- **Problem requirements**: Read the records below. Copy each line where the string "React" occurs.

- **Extracted information**:
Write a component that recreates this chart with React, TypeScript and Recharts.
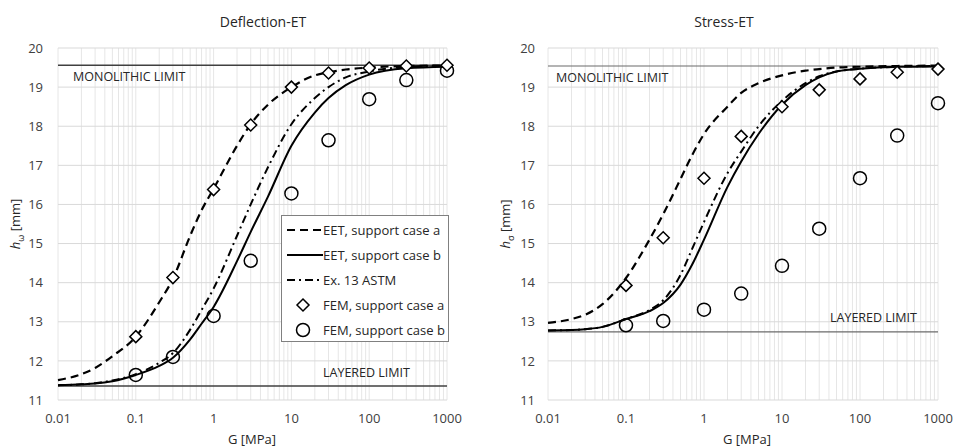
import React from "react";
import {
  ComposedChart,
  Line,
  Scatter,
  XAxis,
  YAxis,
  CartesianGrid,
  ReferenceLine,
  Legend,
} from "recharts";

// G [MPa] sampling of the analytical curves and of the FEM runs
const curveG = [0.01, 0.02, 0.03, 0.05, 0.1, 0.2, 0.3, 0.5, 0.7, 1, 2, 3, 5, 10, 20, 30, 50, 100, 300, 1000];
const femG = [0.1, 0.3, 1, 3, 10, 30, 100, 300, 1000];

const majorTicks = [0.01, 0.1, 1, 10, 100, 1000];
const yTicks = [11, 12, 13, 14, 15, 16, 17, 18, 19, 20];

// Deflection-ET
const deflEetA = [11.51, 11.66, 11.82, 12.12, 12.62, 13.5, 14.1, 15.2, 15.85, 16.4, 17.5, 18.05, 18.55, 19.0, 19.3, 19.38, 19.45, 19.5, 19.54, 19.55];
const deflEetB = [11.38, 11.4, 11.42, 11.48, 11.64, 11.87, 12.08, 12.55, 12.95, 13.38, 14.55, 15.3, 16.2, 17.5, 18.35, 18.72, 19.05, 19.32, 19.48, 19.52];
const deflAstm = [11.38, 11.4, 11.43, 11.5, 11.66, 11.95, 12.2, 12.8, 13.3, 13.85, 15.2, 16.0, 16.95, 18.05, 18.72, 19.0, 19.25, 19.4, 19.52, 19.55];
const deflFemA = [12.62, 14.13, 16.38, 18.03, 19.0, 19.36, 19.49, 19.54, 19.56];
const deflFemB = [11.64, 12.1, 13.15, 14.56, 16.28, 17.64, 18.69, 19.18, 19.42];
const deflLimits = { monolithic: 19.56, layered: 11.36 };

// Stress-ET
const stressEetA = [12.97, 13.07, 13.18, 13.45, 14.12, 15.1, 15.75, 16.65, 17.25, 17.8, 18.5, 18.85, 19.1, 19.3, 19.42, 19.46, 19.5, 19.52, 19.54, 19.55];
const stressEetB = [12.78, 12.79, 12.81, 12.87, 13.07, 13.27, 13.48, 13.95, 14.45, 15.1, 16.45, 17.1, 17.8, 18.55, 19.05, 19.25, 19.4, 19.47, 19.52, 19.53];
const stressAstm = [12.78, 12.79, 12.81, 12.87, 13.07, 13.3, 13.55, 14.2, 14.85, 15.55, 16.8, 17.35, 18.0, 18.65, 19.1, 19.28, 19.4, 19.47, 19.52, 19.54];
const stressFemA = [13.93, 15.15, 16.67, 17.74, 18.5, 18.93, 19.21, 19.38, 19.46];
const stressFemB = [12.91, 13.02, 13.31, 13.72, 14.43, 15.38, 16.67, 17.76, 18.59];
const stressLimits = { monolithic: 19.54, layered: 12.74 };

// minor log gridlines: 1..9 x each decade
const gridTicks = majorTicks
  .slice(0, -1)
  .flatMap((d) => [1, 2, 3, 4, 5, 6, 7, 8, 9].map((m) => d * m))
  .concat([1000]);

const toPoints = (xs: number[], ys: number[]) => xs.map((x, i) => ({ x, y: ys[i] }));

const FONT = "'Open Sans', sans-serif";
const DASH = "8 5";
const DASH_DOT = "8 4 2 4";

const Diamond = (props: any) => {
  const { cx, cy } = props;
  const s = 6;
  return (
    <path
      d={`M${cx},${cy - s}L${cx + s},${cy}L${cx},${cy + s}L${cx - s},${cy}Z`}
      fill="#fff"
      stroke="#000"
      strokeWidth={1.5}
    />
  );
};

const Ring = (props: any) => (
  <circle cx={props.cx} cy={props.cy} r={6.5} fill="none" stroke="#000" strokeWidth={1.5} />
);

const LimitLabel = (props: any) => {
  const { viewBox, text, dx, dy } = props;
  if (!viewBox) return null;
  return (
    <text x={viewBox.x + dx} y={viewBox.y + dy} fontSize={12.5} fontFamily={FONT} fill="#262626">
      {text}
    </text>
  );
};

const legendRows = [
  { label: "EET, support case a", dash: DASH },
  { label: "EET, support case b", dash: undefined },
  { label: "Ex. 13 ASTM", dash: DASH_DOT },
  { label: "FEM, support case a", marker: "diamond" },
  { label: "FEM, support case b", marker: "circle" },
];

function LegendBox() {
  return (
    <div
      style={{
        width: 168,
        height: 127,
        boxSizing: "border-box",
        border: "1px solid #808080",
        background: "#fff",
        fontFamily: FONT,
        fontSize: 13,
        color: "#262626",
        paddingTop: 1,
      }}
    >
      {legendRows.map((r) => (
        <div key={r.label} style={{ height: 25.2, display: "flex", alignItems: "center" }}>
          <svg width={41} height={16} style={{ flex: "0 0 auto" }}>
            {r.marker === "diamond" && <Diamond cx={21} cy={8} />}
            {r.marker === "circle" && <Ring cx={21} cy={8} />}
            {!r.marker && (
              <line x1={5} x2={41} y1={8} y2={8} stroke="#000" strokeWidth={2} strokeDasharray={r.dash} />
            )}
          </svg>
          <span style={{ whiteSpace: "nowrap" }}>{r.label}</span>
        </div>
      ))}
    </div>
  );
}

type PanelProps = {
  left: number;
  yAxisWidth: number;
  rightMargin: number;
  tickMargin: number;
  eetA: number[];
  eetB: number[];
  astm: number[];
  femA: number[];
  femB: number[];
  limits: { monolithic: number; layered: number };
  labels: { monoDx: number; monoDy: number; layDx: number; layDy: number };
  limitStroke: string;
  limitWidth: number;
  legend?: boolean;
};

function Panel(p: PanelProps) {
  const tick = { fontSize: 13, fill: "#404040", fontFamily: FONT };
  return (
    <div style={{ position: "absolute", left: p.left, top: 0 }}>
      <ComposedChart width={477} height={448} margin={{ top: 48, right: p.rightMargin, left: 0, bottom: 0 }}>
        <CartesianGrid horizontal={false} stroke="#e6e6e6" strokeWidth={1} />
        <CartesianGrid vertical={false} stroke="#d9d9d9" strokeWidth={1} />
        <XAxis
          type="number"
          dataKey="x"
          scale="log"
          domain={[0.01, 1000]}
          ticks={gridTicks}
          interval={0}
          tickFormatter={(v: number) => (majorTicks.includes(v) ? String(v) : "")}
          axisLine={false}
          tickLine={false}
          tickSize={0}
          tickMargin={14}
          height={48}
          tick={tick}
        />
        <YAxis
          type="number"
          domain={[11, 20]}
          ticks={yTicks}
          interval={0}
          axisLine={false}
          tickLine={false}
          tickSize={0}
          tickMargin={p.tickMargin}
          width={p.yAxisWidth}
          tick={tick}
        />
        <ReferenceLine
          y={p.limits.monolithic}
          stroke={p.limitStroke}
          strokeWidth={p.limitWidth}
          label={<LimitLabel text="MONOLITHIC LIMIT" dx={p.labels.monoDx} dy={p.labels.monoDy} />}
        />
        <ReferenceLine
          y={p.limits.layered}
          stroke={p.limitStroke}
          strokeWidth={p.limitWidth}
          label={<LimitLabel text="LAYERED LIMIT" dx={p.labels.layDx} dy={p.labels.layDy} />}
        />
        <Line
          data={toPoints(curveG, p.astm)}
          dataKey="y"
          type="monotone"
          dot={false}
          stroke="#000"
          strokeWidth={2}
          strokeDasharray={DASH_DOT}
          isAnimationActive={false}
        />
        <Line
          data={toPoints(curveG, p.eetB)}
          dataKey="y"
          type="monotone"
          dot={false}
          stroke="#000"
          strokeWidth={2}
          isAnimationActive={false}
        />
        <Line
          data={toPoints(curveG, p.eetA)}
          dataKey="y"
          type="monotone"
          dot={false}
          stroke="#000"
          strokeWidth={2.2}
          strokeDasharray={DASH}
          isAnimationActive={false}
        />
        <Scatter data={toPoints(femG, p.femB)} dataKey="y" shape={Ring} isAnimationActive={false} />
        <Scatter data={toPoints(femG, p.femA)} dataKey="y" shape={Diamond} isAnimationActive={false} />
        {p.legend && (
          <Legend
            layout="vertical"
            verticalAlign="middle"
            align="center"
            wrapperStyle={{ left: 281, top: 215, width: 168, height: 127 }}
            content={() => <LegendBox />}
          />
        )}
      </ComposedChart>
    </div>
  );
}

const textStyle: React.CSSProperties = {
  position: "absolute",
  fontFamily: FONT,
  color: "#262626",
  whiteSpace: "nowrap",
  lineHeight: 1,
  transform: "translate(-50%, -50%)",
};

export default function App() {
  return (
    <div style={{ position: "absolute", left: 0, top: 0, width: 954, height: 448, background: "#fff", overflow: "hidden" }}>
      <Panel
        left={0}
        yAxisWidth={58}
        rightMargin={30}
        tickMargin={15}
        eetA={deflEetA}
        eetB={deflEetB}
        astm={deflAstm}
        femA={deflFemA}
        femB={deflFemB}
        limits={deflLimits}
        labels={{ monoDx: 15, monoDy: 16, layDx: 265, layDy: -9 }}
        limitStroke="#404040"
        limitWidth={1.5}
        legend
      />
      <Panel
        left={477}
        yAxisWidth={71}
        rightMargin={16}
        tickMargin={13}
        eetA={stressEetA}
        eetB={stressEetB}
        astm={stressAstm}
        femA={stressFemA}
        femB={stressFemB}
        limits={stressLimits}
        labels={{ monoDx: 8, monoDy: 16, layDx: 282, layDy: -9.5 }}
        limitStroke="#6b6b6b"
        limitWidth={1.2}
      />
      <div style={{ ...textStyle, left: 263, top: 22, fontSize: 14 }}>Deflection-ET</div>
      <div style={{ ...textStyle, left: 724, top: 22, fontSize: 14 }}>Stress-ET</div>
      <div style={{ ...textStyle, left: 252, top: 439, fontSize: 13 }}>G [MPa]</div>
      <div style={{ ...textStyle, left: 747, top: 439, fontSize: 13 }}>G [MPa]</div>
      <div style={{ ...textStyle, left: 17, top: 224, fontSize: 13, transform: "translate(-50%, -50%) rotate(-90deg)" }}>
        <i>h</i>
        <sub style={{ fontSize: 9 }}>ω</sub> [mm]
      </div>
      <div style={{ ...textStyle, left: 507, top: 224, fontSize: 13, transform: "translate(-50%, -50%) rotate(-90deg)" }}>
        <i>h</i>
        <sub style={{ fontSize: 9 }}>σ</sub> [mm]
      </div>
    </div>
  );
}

--

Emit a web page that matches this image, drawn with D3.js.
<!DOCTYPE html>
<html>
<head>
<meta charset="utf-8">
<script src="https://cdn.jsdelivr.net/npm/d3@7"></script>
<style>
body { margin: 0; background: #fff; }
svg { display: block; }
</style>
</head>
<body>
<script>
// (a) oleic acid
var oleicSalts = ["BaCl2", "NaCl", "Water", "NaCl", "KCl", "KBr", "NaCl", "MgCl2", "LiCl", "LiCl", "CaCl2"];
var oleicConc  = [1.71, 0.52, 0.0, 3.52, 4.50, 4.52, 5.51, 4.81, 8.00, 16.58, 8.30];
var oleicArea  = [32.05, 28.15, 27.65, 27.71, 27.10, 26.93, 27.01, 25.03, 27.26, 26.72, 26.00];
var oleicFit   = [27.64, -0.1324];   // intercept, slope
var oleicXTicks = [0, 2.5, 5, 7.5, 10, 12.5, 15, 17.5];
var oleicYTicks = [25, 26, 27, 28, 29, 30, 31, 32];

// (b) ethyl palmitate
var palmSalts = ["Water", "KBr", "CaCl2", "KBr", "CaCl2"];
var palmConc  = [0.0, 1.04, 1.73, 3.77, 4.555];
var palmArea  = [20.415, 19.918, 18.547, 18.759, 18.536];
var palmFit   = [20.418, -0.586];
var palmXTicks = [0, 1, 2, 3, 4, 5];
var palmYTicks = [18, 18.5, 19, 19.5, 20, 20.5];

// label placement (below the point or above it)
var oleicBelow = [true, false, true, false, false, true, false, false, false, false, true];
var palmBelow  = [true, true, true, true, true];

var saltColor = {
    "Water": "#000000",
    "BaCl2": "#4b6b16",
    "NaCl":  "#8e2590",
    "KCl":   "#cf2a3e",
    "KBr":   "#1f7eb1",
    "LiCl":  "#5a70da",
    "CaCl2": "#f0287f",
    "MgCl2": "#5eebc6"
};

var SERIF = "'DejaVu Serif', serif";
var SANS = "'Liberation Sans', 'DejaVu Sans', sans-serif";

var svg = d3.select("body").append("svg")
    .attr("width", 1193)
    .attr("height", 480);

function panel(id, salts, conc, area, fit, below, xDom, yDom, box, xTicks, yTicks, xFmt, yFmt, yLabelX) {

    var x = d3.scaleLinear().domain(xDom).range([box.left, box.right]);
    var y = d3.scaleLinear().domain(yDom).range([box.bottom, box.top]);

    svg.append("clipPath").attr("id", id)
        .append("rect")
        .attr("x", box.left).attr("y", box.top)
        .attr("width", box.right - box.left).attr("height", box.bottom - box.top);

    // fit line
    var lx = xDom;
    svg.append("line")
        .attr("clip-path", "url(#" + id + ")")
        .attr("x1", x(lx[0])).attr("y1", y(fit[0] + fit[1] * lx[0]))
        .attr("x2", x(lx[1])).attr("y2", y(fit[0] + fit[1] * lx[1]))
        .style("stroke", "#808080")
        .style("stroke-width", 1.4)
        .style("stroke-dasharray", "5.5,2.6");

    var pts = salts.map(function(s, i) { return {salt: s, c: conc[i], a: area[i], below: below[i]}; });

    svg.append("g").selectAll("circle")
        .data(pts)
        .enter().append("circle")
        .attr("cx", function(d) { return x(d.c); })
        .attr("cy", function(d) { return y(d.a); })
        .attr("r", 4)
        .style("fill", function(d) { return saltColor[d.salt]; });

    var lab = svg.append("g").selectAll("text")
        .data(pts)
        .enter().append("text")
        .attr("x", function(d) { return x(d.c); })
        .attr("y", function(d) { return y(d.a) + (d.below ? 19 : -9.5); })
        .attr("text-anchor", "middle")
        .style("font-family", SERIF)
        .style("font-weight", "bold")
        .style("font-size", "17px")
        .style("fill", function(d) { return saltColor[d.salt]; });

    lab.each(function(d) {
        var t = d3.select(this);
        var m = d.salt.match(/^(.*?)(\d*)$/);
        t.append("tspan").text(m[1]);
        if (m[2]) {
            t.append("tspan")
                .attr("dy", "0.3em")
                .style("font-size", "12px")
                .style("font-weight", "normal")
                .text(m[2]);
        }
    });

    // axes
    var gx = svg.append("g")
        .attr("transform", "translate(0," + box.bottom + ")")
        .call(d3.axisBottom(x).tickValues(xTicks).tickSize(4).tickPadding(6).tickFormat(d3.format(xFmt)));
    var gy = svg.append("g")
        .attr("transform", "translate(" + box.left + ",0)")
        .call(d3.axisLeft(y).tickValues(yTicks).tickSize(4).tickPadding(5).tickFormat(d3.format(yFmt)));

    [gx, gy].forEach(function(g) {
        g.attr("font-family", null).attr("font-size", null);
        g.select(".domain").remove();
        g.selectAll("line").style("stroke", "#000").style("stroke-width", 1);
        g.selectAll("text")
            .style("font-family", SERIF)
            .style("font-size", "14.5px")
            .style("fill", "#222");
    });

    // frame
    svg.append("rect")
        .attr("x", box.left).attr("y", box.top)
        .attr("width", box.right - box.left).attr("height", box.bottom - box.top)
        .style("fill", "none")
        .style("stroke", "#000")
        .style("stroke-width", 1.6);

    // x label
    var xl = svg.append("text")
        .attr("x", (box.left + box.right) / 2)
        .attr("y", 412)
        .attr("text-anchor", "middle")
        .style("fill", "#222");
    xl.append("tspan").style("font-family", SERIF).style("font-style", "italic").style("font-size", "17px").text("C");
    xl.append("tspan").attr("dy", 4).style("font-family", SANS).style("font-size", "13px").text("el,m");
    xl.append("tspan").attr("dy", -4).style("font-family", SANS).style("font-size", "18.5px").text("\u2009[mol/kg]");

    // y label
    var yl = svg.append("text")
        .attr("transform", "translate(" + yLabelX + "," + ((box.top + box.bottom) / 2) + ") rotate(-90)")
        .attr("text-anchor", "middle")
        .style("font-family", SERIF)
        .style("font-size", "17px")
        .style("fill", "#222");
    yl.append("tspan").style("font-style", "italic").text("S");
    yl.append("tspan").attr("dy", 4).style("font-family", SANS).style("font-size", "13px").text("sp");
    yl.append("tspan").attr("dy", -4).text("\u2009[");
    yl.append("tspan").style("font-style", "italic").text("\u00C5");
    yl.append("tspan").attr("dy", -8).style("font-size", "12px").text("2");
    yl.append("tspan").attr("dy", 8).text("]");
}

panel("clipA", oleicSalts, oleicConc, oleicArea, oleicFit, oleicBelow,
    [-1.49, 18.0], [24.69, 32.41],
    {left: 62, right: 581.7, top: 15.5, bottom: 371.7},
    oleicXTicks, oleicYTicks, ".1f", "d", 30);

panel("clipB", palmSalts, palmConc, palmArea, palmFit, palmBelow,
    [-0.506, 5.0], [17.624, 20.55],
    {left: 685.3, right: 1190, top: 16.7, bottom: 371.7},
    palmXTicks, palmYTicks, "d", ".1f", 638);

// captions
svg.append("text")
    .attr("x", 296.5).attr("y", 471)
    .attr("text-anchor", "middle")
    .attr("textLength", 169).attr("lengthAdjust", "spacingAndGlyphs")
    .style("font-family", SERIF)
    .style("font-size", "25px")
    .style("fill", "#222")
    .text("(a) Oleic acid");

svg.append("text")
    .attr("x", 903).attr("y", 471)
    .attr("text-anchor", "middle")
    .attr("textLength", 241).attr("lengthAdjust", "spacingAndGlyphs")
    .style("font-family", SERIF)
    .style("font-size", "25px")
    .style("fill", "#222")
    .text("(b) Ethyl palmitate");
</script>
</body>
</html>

- **Answer to this exercise**:
Write a component that recreates this chart with React, TypeScript and Recharts.
import React from "react";
const textStyle: React.CSSProperties = {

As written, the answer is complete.